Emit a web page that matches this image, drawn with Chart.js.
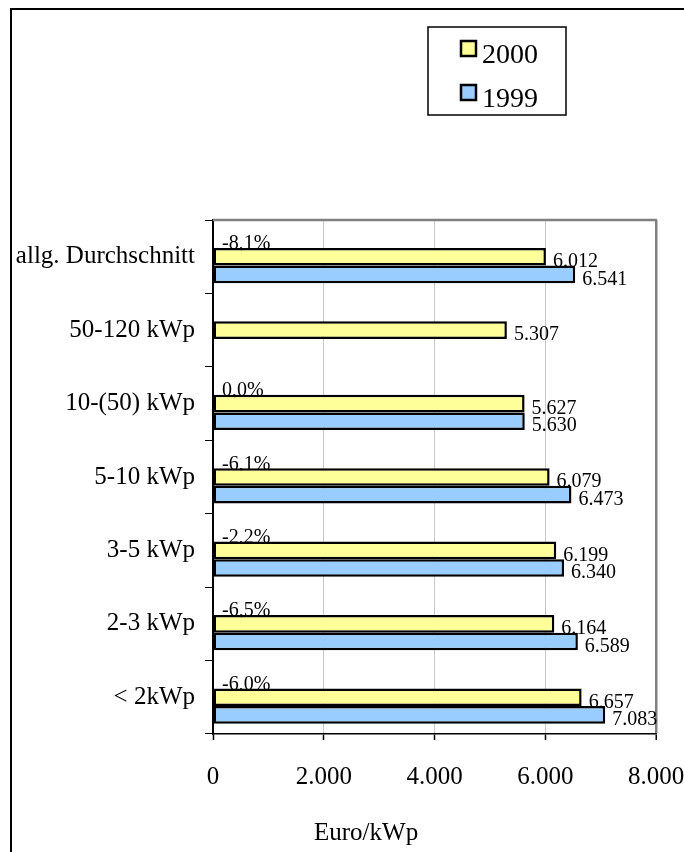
<!DOCTYPE html>
<html>
<head>
<meta charset="utf-8">
<script src="https://cdn.jsdelivr.net/npm/chart.js@4/dist/chart.umd.min.js"></script>
<style>
  html, body { margin: 0; padding: 0; background: #fff; }
  body { width: 684px; height: 852px; position: relative; overflow: hidden; }
  .frame { position: absolute; left: 10px; top: 8px; width: 800px; height: 900px; border-top: 2px solid #000; border-left: 2px solid #000; }
  canvas { position: absolute; left: 0; top: 0; }
</style>
</head>
<body>
<div class="frame"></div>
<canvas id="chart" width="684" height="852"></canvas>
<script>
// --- DATA --- //
const categories = ['allg. Durchschnitt', '50-120 kWp', '10-(50) kWp', '5-10 kWp', '3-5 kWp', '2-3 kWp', '< 2kWp'];
const values2000 = [6012, 5307, 5627, 6079, 6199, 6164, 6657];
const values1999 = [6541, null, 5630, 6473, 6340, 6589, 7083];
const changeLabels = ['-8,1%', null, '0,0%', '-6,1%', '-2,2%', '-6,5%', '-6,0%'];
const xTicks = [0, 2000, 4000, 6000, 8000];
const axisTitle = 'Euro/kWp';

const serif = "'Liberation Serif', 'Times New Roman', serif";

// 6012 -> "6.012"
function fmt(v) {
  return String(v).replace(/\B(?=(\d{3})+(?!\d))/g, '.');
}

// --- LABELS ON BARS --- //
// drawn before the bars so the next bar covers the lower edge of the text
const barLabels = {
  id: 'barLabels',
  beforeDatasetsDraw(chart) {
    const ctx = chart.ctx;
    ctx.save();
    ctx.font = '20px ' + serif;
    ctx.fillStyle = '#000';
    ctx.textAlign = 'left';
    ctx.textBaseline = 'middle';
    chart.data.datasets.forEach((ds, di) => {
      const meta = chart.getDatasetMeta(di);
      meta.data.forEach((bar, i) => {
        if (ds.data[i] === null || ds.data[i] === undefined) return;
        if (di === 0) {
          ctx.fillText(changeLabels[i], bar.x + 9, bar.y + 5);
        } else {
          ctx.fillText(fmt(ds.data[i]), bar.x + 7, bar.y + 5);
        }
      });
    });
    // top edge of the plot frame
    const a = chart.chartArea;
    ctx.strokeStyle = '#808080';
    ctx.lineWidth = 2.5;
    ctx.beginPath();
    ctx.moveTo(a.left, a.top);
    ctx.lineTo(a.right + 1, a.top);
    ctx.stroke();
    ctx.restore();
  }
};

// --- LEGEND BOX + AXIS TITLE --- //
const boxLegend = {
  id: 'boxLegend',
  afterDraw(chart) {
    const ctx = chart.ctx;
    ctx.save();
    ctx.strokeStyle = '#000';
    ctx.lineWidth = 1.5;
    ctx.strokeRect(428, 27, 138, 88);

    const items = [chart.data.datasets[1], chart.data.datasets[2]];
    items.forEach((ds, k) => {
      const y = 40 + k * 44;
      ctx.fillStyle = ds.backgroundColor;
      ctx.fillRect(460, y, 17, 17);
      ctx.lineWidth = 2.5;
      ctx.strokeStyle = '#000';
      ctx.strokeRect(461, y + 1, 15, 15);
      ctx.fillStyle = '#000';
      ctx.font = '28px ' + serif;
      ctx.textBaseline = 'alphabetic';
      ctx.textAlign = 'left';
      ctx.fillText(ds.label, 482, y + 23);
    });

    ctx.font = '25px ' + serif;
    ctx.fillText(axisTitle, 314, 840);
    ctx.restore();
  }
};

const chartEl = document.getElementById('chart');

const myChart = new Chart(chartEl, {
  type: 'bar',
  data: {
    labels: categories,
    datasets: [
      {
        label: 'Veränderung',
        data: changeLabels.map(l => (l === null ? null : 0)),
        backgroundColor: 'rgba(0,0,0,0)',
        borderWidth: 0
      },
      {
        label: '2000',
        data: values2000,
        backgroundColor: '#FFFF99',
        borderColor: '#000',
        borderWidth: 2.5,
        borderSkipped: false
      },
      {
        label: '1999',
        data: values1999,
        backgroundColor: '#99CCFF',
        borderColor: '#000',
        borderWidth: 2.5,
        borderSkipped: false
      }
    ]
  },
  options: {
    indexAxis: 'y',
    responsive: false,
    animation: false,
    categoryPercentage: 0.72,
    barPercentage: 1,
    layout: {
      padding: { top: 220, right: 28, bottom: 0, left: 0 }
    },
    scales: {
      x: {
        min: 0,
        max: 8000,
        afterBuildTicks: scale => {
          scale.ticks = xTicks.map(v => ({ value: v }));
        },
        afterFit: scale => {
          scale.height = 118;
          scale.paddingLeft = 0;
          scale.paddingRight = 0;
        },
        grid: {
          color: c => (c.tick.value === 8000 ? '#808080' : c.tick.value === 0 ? '#000' : '#c8c8c8'),
          lineWidth: c => (c.tick.value === 8000 ? 2.5 : 1),
          tickColor: '#000',
          tickWidth: 1.5,
          tickLength: 6
        },
        border: { color: '#000', width: 1.5 },
        ticks: {
          color: '#000',
          padding: 22,
          font: { family: serif, size: 25 },
          callback: v => fmt(v)
        }
      },
      y: {
        afterFit: scale => {
          scale.width = 213;
          scale.paddingTop = 0;
          scale.paddingBottom = 0;
        },
        grid: {
          drawOnChartArea: false,
          color: '#000',
          tickLength: 8,
          offset: true
        },
        border: { color: '#000', width: 1.5 },
        ticks: {
          color: '#000',
          padding: 10,
          font: { family: serif, size: 25 }
        }
      }
    },
    plugins: {
      legend: { display: false },
      tooltip: { enabled: false }
    }
  },
  plugins: [barLabels, boxLegend]
});
</script>
</body>
</html>
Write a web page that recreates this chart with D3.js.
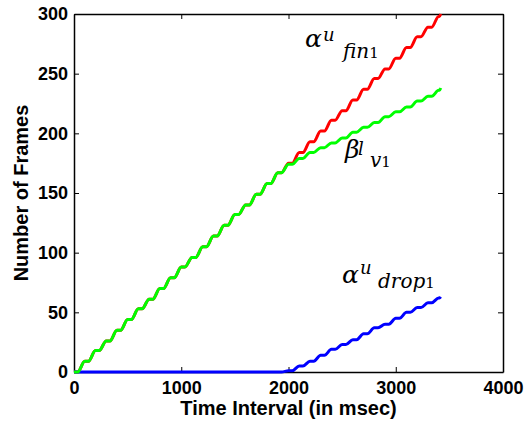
<!DOCTYPE html>
<html>
<head>
<meta charset="utf-8">
<script src="https://cdnjs.cloudflare.com/ajax/libs/d3/7.8.5/d3.min.js"></script>
<style>
  body { margin: 0; background: #fff; }
  .tick text { font-family: "Liberation Sans", Arial, sans-serif; font-weight: bold; font-size: 18px; fill: #000; }
  .axis-title { font-family: "Liberation Sans", Arial, sans-serif; font-weight: bold; font-size: 20px; }
  .math { font-family: "DejaVu Serif", serif; font-style: italic; fill: #000; }
</style>
</head>
<body>
<div id="chart-container"></div>
<script>
// time axis samples (msec)
const times = [0, 100, 200, 300, 400, 500, 600, 700, 800, 900, 1000, 1100, 1200, 1300, 1400, 1500, 1600, 1700, 1800, 1900,
  2000, 2100, 2200, 2300, 2400, 2500, 2600, 2700, 2800, 2900, 3000, 3100, 3200, 3300, 3400, 3420];

// alpha^u_fin1 (red)
const alphaFin = [0, 9, 18, 26, 35, 44, 53, 61, 70, 79, 88, 96, 105, 114, 123, 132, 140, 149, 158, 167,
  175, 184, 193, 202, 211, 219, 228, 237, 246, 254, 263, 272, 281, 289, 298, 300];

// beta^l_v1 (green)
const betaV = [0, 9, 18, 26, 35, 44, 53, 61, 70, 79, 88, 96, 105, 114, 123, 132, 140, 149, 158, 167,
  174, 179, 184, 188, 192, 196, 201, 205, 209, 214, 218, 222, 227, 231, 236, 238];

// alpha^u_drop1 (blue)
const alphaDrop = [0, 0, 0, 0, 0, 0, 0, 0, 0, 0, 0, 0, 0, 0, 0, 0, 0, 0, 0, 0,
  1, 5, 9, 14, 19, 23, 27, 32, 37, 40, 45, 50, 54, 58, 62, 63];

const xTicks = [0, 1000, 2000, 3000, 4000];
const yTicks = [0, 50, 100, 150, 200, 250, 300];

const margin = { top: 14, right: 25, bottom: 54, left: 74 };
const width = 528 - margin.left - margin.right;
const height = 426 - margin.top - margin.bottom;

const x = d3.scaleLinear().domain([0, 4000]).range([0, width]);
const y = d3.scaleLinear().domain([0, 300]).range([height, 0]);

const svg = d3.select("#chart-container")
  .append("svg")
  .attr("width", 528)
  .attr("height", 426)
  .append("g")
  .attr("transform", `translate(${margin.left},${margin.top})`);

// axes, MATLAB style: ticks pointing inward, boxed
const styleAxis = g => {
  g.select(".domain").attr("stroke", "#000").attr("stroke-width", 1.5).attr("fill", "none");
  g.selectAll(".tick line").attr("stroke", "#000").attr("stroke-width", 1);
};

svg.append("g")
  .attr("transform", `translate(0,${height})`)
  .call(d3.axisBottom(x).tickValues(xTicks).tickFormat(d3.format("d"))
    .tickSizeInner(-5).tickSizeOuter(0).tickPadding(9))
  .call(styleAxis);

svg.append("g")
  .call(d3.axisTop(x).tickValues(xTicks).tickSizeInner(-5).tickSizeOuter(0).tickFormat(""))
  .call(styleAxis);

svg.append("g")
  .call(d3.axisLeft(y).tickValues(yTicks).tickFormat(d3.format("d"))
    .tickSizeInner(-5).tickSizeOuter(0).tickPadding(6))
  .call(styleAxis);

svg.append("g")
  .attr("transform", `translate(${width},0)`)
  .call(d3.axisRight(y).tickValues(yTicks).tickSizeInner(-5).tickSizeOuter(0).tickFormat(""))
  .call(styleAxis);

// staircase look: hold each value briefly, then climb to the next one
function stepPoints(vals) {
  const pts = [];
  vals.forEach((v, i) => {
    pts.push([times[i], v]);
    if (i < vals.length - 1) pts.push([times[i] + (times[i + 1] - times[i]) * 0.35, v]);
  });
  return pts;
}

const line = d3.line()
  .x(d => x(d[0]))
  .y(d => y(d[1]))
  .curve(d3.curveMonotoneX);

const series = [
  { vals: alphaFin, color: "#ff0000" },
  { vals: alphaDrop, color: "#0000ff" },
  { vals: betaV, color: "#00ff00" }
];

series.forEach(s => {
  svg.append("path")
    .datum(stepPoints(s.vals))
    .attr("fill", "none")
    .attr("stroke", s.color)
    .attr("stroke-width", 3)
    .attr("stroke-linejoin", "round")
    .attr("d", line);
});

// curve labels (anchor in data units, piece offsets in px)
const labels = [
  { t: 2154, v: 272, base: "\u03b1", sup: "u", sub: "fin", idx: "1", supDx: 18, supDy: -6, subDx: 38, subDy: 11 },
  { t: 2527, v: 179, base: "\u03b2", sup: "l", sub: "v", idx: "1", supDx: 13, supDy: -3, subDx: 25, subDy: 9 },
  { t: 2499, v: 75, base: "\u03b1", sup: "u", sub: "drop", idx: "1", supDx: 18, supDy: -9, subDx: 36, subDy: 5 }
];

labels.forEach(l => {
  const x0 = x(l.t);
  const y0 = y(l.v);
  const txt = svg.append("text").attr("class", "math");
  txt.append("tspan").attr("x", x0).attr("y", y0).style("font-size", "25px").text(l.base);
  txt.append("tspan").attr("x", x0 + l.supDx).attr("y", y0 + l.supDy).style("font-size", "18px").text(l.sup);
  txt.append("tspan").attr("x", x0 + l.subDx).attr("y", y0 + l.subDy).style("font-size", "20px").text(l.sub);
  txt.append("tspan").style("font-size", "15px").style("font-style", "normal").text(l.idx);
});

// axis titles
svg.append("text")
  .attr("class", "axis-title")
  .attr("x", width / 2)
  .attr("y", height + 43)
  .style("text-anchor", "middle")
  .text("Time Interval (in msec)");

svg.append("text")
  .attr("class", "axis-title")
  .attr("transform", "rotate(-90)")
  .attr("x", -height / 2)
  .attr("y", -46)
  .style("text-anchor", "middle")
  .text("Number of Frames");
</script>
</body>
</html>
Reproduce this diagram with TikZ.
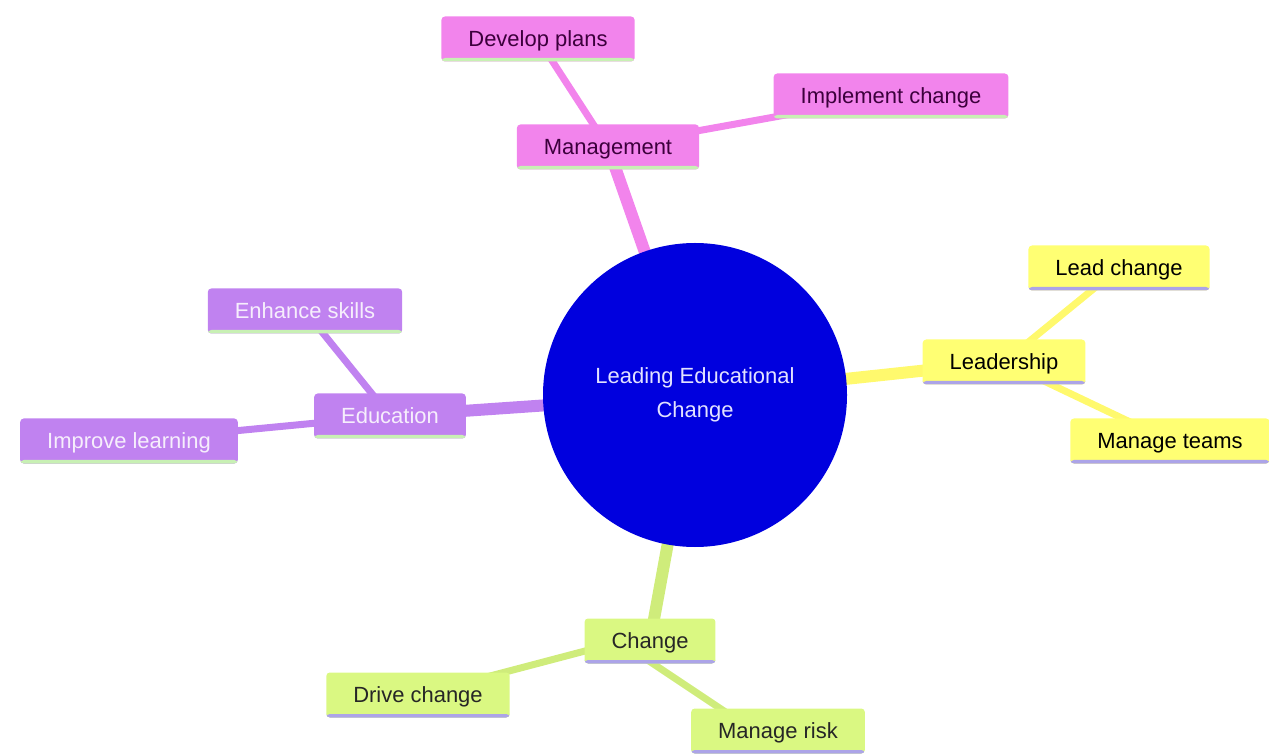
\documentclass[tikz,border=0pt]{standalone}
\usepackage{fontspec}
\setmainfont{Liberation Sans}
\usetikzlibrary{positioning,backgrounds}

\definecolor{hubblue}{RGB}{0,0,222}
\definecolor{hubtext}{RGB}{226,226,255}
\definecolor{mgmtpink}{RGB}{242,132,236}
\definecolor{leadyellow}{RGB}{255,255,115}
\definecolor{edupurple}{RGB}{192,130,240}
\definecolor{chggreen}{RGB}{218,248,130}
\definecolor{undergreen}{RGB}{200,240,180}
\definecolor{underlav}{RGB}{172,164,232}
\definecolor{pinktext}{RGB}{60,0,60}
\definecolor{edutext}{RGB}{246,238,252}

\begin{document}
\begin{tikzpicture}[on grid, node distance=2cm,
    every node/.style={font=\fontsize{12.5}{19}\selectfont},
    hub node/.style={circle, fill=hubblue, text=hubtext, minimum size=6.08cm, align=center},
    topic/.style={rectangle, rounded corners=2pt, minimum height=0.9cm, inner xsep=0.54cm,
      text height=1.9ex, text depth=0.35ex,
      path picture={\fill[#1] ([yshift=0.07cm]path picture bounding box.south west)
        rectangle (path picture bounding box.south east);}},
    pink node/.style={topic=undergreen, fill=mgmtpink, text=pinktext},
    yellow node/.style={topic=underlav, fill=leadyellow, text=black},
    purple node/.style={topic=undergreen, fill=edupurple, text=edutext},
    green node/.style={topic=underlav, fill=chggreen, text=black!85},
    trunk/.style={line width=0.24cm},
    twig/.style={line width=0.14cm}]

  \useasboundingbox (0,0) rectangle (25.38,-15.08);

  \node[hub node] (hub) at (13.9,-7.9) {Leading Educational\\Change};

  \node[pink node] (mgmt) [above left=4.96cm and 1.74cm of hub] {Management};
  \node[pink node] (plans) [above left=2.16cm and 1.40cm of mgmt] {Develop plans};
  \node[pink node] (impl) [above right=1.02cm and 5.66cm of mgmt] {Implement change};

  \node[yellow node] (lead) [above right=0.66cm and 6.18cm of hub] {Leadership};
  \node[yellow node] (leadchg) [above right=1.88cm and 2.30cm of lead] {Lead change};
  \node[yellow node] (teams) [below right=1.58cm and 3.32cm of lead] {Manage teams};

  \node[purple node] (edu) [below left=0.42cm and 6.10cm of hub] {Education};
  \node[purple node] (skills) [above left=2.10cm and 1.70cm of edu] {Enhance skills};
  \node[purple node] (learn) [below left=0.50cm and 5.22cm of edu] {Improve learning};

  \node[green node] (chg) [below left=4.92cm and 0.90cm of hub] {Change};
  \node[green node] (drive) [below left=1.08cm and 4.64cm of chg] {Drive change};
  \node[green node] (risk) [below right=1.80cm and 2.56cm of chg] {Manage risk};

  \begin{scope}[on background layer]
    \draw[trunk, mgmtpink] (hub.center) -- (mgmt.center);
    \draw[twig, mgmtpink] (mgmt.center) -- (plans.center);
    \draw[twig, mgmtpink] (mgmt.center) -- (impl.center);

    \draw[trunk, leadyellow!95!orange] (hub.center) -- (lead.center);
    \draw[twig, leadyellow!95!orange] (lead.center) -- (leadchg.center);
    \draw[twig, leadyellow!95!orange] (lead.center) -- (teams.center);

    \draw[trunk, edupurple] (hub.center) -- (edu.center);
    \draw[twig, edupurple] (edu.center) -- (skills.center);
    \draw[twig, edupurple] (edu.center) -- (learn.center);

    \draw[trunk, chggreen!95!black] (hub.center) -- (chg.center);
    \draw[twig, chggreen!95!black] ([xshift=-0.54cm]chg.center) -- (drive.center);
    \draw[twig, chggreen!95!black] ([xshift=-0.62cm]chg.center) -- ([xshift=-0.48cm]risk.center);
  \end{scope}

\end{tikzpicture}
\end{document}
---
> SET EXERCISE: Scan the records for the string "that". Copy each line in which it appears.

> WORKED SOLUTION:
Emit a web page that matches this image, drawn with Chart.js.
Write a web page that recreates this chart with D3.js.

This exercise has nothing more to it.